[Plotting code records]
┄┄┄┄┄┄

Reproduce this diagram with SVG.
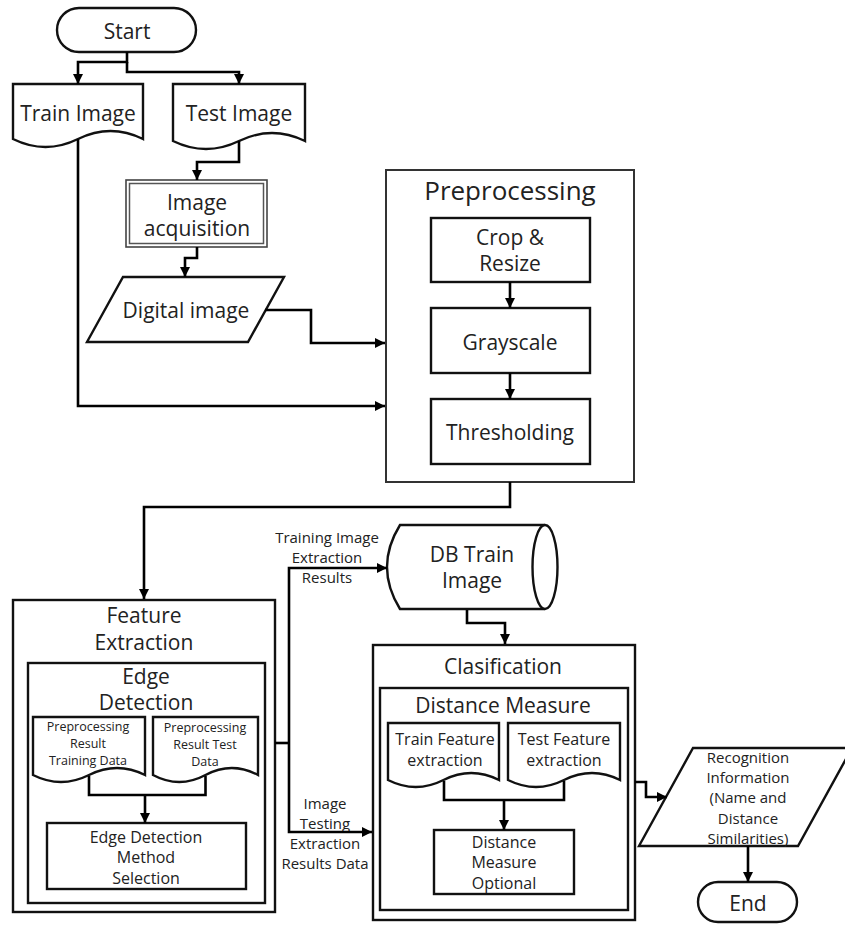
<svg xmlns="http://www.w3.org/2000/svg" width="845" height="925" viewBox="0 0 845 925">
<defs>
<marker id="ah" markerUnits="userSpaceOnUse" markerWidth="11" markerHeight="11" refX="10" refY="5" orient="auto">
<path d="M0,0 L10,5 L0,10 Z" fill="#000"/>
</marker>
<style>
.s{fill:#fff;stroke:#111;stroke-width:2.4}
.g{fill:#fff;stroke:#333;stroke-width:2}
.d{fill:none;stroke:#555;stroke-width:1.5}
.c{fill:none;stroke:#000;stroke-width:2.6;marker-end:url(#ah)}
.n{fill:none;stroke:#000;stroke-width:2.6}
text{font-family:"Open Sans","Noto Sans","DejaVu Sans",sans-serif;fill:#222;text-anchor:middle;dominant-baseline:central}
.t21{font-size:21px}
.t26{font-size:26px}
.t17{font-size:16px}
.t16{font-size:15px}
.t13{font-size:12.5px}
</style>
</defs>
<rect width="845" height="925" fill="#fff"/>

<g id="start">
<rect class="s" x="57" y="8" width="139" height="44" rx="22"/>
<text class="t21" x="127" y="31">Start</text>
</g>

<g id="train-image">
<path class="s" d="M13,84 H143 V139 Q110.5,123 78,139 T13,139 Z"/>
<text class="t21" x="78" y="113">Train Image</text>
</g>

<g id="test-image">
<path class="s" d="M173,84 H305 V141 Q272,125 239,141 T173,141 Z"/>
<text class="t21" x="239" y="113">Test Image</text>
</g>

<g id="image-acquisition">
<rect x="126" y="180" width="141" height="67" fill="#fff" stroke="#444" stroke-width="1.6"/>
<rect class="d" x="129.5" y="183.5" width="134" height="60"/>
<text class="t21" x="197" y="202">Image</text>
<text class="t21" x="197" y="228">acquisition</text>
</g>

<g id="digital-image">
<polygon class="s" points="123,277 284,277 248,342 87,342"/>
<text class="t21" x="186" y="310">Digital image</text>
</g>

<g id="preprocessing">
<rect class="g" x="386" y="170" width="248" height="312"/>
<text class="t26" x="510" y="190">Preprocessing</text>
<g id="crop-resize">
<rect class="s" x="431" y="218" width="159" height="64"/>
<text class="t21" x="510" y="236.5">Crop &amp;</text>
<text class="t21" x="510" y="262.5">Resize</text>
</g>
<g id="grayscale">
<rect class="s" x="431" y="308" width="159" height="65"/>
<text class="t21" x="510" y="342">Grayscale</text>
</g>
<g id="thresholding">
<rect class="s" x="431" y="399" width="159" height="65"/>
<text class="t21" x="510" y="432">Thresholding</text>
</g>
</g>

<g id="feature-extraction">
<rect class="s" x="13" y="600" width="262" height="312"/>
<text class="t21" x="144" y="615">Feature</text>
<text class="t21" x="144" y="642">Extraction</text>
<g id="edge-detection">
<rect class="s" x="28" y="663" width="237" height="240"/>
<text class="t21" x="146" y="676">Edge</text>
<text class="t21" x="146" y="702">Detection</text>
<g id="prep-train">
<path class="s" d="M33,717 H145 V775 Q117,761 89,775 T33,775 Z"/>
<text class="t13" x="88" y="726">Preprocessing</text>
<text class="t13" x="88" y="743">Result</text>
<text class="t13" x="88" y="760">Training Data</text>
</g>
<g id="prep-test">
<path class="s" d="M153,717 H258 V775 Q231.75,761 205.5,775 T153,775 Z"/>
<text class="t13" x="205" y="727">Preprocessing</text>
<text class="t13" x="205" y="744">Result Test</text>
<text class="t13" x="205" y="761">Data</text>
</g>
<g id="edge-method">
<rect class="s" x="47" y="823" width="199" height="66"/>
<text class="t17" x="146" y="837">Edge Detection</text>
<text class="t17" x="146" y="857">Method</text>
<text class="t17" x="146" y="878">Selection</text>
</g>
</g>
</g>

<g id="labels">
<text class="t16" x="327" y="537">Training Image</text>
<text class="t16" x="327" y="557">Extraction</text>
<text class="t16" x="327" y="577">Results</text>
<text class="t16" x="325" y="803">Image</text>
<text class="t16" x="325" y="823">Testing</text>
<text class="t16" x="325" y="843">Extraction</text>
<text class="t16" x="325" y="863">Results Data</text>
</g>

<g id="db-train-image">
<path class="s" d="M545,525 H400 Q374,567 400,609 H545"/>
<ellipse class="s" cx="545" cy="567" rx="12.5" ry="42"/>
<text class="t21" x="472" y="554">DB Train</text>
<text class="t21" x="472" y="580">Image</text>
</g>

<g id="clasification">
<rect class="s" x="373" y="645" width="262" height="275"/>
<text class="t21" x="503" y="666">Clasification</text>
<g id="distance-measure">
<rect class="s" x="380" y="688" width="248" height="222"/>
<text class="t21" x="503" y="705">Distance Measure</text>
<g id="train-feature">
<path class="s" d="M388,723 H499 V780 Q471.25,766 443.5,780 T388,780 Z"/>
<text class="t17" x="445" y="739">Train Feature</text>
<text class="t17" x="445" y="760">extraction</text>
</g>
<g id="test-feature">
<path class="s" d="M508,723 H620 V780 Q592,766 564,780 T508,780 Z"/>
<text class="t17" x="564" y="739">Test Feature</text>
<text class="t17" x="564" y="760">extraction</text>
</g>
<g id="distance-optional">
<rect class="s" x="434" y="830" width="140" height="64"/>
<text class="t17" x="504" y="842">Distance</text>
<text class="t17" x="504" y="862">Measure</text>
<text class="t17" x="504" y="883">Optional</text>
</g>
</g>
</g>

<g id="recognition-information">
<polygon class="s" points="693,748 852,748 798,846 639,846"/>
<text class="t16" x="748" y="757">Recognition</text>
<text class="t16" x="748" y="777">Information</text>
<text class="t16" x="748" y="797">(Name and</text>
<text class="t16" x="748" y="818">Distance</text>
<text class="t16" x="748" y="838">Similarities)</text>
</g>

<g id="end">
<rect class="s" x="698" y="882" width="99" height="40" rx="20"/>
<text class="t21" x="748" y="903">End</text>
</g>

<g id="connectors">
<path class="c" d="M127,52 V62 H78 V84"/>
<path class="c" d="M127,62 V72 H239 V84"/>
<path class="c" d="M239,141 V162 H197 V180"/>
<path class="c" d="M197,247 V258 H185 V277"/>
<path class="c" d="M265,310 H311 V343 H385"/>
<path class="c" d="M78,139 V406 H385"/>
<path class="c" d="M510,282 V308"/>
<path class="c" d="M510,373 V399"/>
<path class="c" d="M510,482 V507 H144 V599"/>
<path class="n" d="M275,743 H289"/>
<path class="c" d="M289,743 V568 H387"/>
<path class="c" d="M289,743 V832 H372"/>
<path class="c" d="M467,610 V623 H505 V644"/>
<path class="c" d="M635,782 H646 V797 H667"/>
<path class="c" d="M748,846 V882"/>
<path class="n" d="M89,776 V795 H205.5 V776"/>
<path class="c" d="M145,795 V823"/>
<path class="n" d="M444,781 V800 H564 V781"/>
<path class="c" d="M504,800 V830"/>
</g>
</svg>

┄┄┄┄┄┄

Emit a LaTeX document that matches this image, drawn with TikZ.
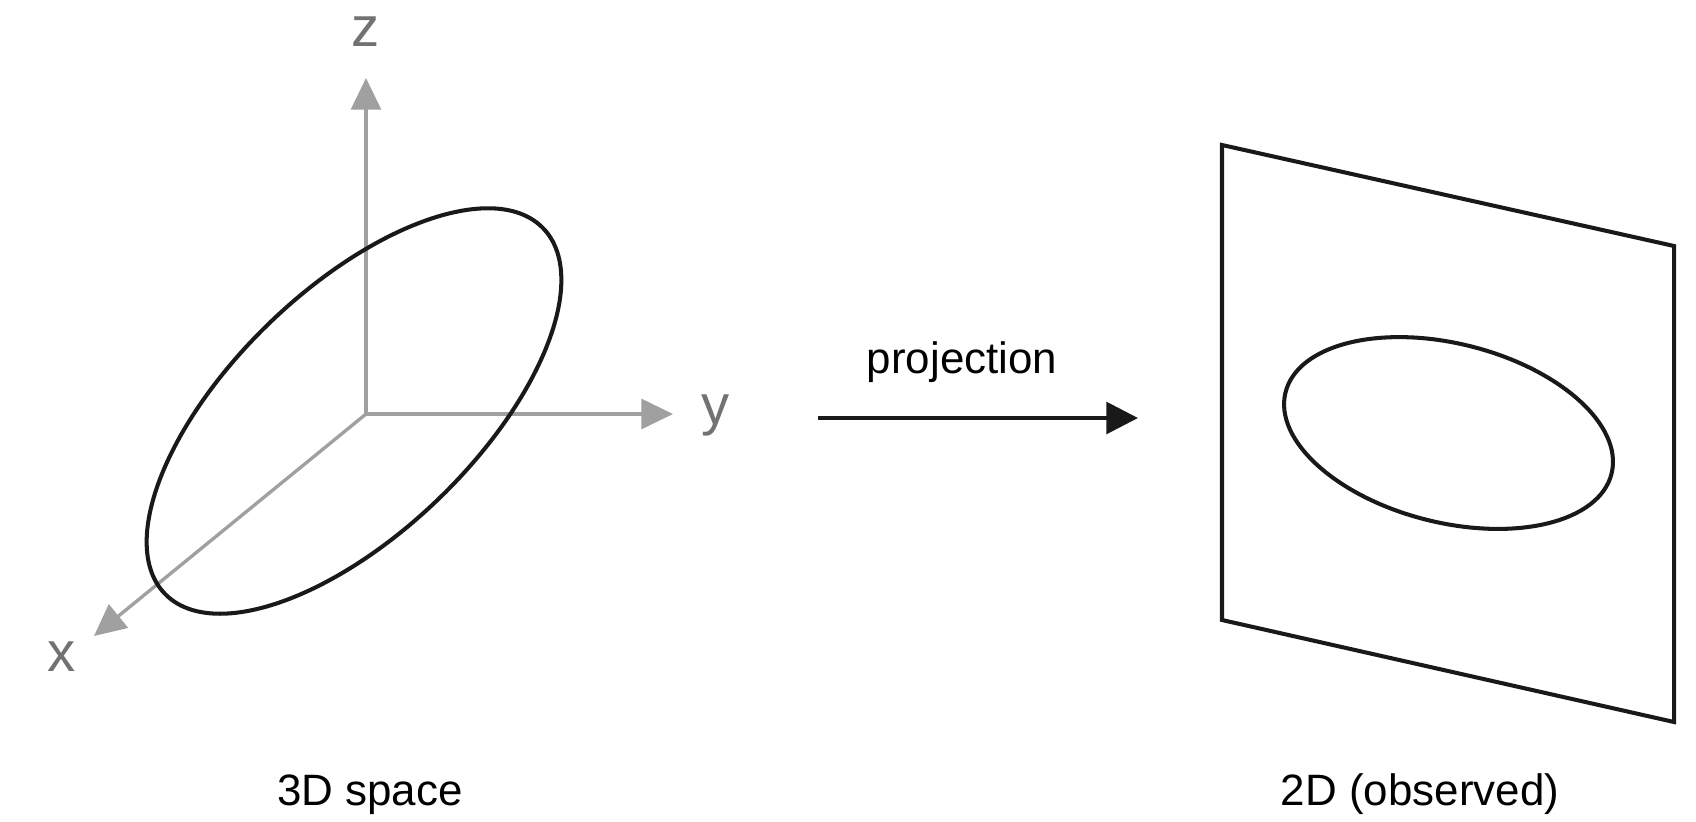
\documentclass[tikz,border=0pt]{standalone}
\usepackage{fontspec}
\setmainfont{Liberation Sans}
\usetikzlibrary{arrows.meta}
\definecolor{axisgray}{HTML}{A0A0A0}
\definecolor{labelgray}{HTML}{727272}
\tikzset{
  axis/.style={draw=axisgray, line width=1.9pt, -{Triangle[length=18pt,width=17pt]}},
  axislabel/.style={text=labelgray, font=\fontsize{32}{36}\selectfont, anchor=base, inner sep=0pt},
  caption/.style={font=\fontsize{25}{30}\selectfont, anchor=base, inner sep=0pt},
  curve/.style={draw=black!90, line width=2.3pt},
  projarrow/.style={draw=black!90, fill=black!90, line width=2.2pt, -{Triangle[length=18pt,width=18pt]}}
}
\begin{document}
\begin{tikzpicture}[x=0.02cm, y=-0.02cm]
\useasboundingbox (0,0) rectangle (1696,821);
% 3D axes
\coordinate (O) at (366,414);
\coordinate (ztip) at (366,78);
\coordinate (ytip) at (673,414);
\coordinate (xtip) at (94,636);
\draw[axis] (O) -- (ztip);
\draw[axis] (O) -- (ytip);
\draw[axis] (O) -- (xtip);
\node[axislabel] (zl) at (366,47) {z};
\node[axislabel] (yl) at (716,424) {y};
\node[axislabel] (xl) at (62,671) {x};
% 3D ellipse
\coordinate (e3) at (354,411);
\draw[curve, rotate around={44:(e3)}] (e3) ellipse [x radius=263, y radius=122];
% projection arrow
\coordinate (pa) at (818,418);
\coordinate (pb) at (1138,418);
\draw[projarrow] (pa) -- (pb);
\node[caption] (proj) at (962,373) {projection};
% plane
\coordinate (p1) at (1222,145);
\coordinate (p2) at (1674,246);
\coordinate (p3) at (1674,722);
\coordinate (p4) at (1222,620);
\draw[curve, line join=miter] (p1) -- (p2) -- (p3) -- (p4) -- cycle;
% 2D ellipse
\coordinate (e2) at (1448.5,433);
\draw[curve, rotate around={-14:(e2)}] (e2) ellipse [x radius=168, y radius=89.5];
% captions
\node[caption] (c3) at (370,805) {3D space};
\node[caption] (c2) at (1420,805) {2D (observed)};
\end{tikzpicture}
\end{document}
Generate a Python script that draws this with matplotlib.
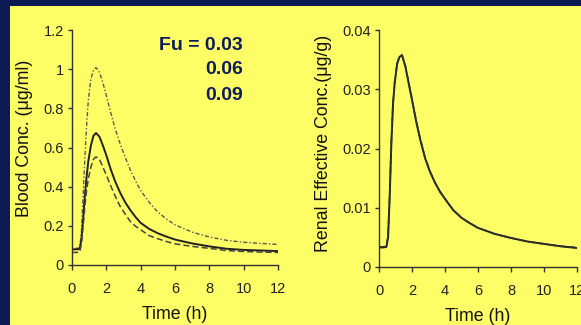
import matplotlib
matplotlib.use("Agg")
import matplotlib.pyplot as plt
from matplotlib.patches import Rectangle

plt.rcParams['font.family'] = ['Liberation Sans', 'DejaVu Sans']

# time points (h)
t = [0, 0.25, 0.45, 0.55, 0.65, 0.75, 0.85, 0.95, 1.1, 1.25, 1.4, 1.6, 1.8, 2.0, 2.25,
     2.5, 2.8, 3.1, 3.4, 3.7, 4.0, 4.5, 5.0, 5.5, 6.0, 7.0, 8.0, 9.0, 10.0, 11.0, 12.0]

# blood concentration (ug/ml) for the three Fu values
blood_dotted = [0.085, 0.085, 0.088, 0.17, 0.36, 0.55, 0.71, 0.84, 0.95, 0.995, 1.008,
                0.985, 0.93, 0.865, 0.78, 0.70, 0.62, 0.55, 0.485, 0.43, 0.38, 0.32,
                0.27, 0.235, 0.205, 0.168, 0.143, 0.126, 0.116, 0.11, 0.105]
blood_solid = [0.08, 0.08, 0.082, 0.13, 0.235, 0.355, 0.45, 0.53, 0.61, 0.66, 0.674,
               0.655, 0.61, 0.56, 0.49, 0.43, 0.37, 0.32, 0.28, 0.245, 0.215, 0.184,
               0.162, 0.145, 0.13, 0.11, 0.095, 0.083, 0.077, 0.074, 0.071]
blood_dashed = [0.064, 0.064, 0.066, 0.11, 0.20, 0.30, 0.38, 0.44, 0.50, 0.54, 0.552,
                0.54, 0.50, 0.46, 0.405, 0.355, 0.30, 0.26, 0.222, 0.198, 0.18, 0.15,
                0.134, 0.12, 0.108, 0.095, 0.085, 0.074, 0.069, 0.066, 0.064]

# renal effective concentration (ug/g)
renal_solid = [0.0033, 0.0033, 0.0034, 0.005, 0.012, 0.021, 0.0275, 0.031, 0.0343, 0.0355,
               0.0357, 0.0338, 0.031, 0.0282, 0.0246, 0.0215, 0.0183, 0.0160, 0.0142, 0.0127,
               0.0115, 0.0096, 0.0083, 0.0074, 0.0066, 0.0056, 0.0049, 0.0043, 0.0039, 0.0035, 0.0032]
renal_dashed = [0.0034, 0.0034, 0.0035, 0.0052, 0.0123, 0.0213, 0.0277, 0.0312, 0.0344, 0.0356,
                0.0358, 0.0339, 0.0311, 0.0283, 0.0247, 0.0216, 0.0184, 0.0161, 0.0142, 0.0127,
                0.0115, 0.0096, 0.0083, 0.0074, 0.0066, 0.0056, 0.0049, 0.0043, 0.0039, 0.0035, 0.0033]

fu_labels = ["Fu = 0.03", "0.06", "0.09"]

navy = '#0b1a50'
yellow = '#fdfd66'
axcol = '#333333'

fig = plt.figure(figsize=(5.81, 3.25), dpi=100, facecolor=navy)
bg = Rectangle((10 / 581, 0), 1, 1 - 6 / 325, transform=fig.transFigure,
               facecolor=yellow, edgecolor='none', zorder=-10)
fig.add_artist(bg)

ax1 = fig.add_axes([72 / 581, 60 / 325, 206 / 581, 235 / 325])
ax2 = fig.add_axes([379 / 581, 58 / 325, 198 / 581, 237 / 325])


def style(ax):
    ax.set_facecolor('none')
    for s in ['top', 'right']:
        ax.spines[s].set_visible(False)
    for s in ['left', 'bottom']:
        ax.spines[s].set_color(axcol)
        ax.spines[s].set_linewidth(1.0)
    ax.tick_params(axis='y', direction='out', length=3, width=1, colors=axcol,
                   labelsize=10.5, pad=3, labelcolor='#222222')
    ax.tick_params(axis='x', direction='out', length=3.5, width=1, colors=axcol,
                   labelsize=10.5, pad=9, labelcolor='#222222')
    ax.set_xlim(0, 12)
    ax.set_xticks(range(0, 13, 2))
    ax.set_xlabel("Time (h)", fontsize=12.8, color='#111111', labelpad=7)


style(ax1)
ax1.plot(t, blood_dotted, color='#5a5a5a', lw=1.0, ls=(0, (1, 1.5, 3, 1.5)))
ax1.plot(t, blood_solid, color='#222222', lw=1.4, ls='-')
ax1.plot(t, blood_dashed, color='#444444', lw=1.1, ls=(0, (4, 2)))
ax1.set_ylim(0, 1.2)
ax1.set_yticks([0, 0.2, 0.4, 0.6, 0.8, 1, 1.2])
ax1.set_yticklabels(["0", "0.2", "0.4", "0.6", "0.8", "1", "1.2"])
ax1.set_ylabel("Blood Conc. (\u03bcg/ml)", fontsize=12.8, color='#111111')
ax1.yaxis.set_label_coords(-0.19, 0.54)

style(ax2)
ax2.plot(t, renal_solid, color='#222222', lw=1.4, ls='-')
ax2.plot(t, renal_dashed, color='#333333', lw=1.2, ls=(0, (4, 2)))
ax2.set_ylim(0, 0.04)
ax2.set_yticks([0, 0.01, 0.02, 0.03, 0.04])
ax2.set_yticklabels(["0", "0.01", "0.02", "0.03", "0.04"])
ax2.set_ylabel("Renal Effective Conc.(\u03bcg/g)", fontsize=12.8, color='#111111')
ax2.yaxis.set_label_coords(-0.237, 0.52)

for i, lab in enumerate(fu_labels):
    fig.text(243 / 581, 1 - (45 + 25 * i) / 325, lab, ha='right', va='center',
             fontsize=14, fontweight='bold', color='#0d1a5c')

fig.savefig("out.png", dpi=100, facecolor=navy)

┄┄┄┄┄┄

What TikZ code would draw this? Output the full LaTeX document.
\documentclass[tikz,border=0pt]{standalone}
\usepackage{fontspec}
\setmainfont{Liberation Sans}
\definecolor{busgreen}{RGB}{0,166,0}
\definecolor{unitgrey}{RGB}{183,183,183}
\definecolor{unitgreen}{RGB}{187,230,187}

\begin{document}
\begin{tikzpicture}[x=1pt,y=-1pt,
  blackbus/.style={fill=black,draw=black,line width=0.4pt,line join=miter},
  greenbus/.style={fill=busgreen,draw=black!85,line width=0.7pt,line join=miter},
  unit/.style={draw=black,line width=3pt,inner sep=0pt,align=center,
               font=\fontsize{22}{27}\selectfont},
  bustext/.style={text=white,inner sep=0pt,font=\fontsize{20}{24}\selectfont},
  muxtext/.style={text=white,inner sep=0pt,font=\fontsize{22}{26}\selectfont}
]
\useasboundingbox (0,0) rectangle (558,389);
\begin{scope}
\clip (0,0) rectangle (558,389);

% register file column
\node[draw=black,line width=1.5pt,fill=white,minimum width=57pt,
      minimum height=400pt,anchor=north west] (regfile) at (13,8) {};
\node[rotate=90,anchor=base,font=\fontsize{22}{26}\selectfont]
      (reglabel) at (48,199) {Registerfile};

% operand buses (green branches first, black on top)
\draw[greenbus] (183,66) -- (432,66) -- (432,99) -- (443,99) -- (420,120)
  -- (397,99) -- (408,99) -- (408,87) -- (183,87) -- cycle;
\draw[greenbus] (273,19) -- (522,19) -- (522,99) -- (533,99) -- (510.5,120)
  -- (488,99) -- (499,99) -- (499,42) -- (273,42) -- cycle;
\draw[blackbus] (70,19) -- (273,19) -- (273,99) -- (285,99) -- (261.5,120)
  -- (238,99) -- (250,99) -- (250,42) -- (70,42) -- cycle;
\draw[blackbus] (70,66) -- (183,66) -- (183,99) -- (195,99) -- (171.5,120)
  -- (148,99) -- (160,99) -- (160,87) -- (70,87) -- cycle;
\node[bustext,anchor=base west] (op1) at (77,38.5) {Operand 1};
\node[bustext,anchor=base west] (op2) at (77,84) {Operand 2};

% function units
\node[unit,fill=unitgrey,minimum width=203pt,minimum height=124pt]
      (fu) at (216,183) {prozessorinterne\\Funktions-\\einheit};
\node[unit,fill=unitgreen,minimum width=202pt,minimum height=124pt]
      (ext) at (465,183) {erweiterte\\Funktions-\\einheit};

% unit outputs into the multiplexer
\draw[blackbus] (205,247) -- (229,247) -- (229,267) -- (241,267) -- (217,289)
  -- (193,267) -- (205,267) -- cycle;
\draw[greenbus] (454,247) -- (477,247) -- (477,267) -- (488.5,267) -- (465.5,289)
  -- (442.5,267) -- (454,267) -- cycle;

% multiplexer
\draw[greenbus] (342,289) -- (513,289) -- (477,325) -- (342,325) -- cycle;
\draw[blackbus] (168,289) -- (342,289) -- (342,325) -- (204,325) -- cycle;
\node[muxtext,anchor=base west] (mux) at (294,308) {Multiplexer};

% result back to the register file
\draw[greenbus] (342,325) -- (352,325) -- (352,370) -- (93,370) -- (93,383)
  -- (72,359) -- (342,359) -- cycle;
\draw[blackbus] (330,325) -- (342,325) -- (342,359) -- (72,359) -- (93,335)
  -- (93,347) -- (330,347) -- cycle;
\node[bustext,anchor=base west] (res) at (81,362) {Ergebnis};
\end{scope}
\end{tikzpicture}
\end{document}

┄┄┄┄┄┄

**What you are asked to do**
Which lines hold the string "this"? List them all.

**Exercise answer**
Reproduce this diagram with SVG.
Emit a LaTeX document that matches this image, drawn with TikZ.
Generate a Python script that draws this with matplotlib.
What TikZ code would draw this? Output the full LaTeX document.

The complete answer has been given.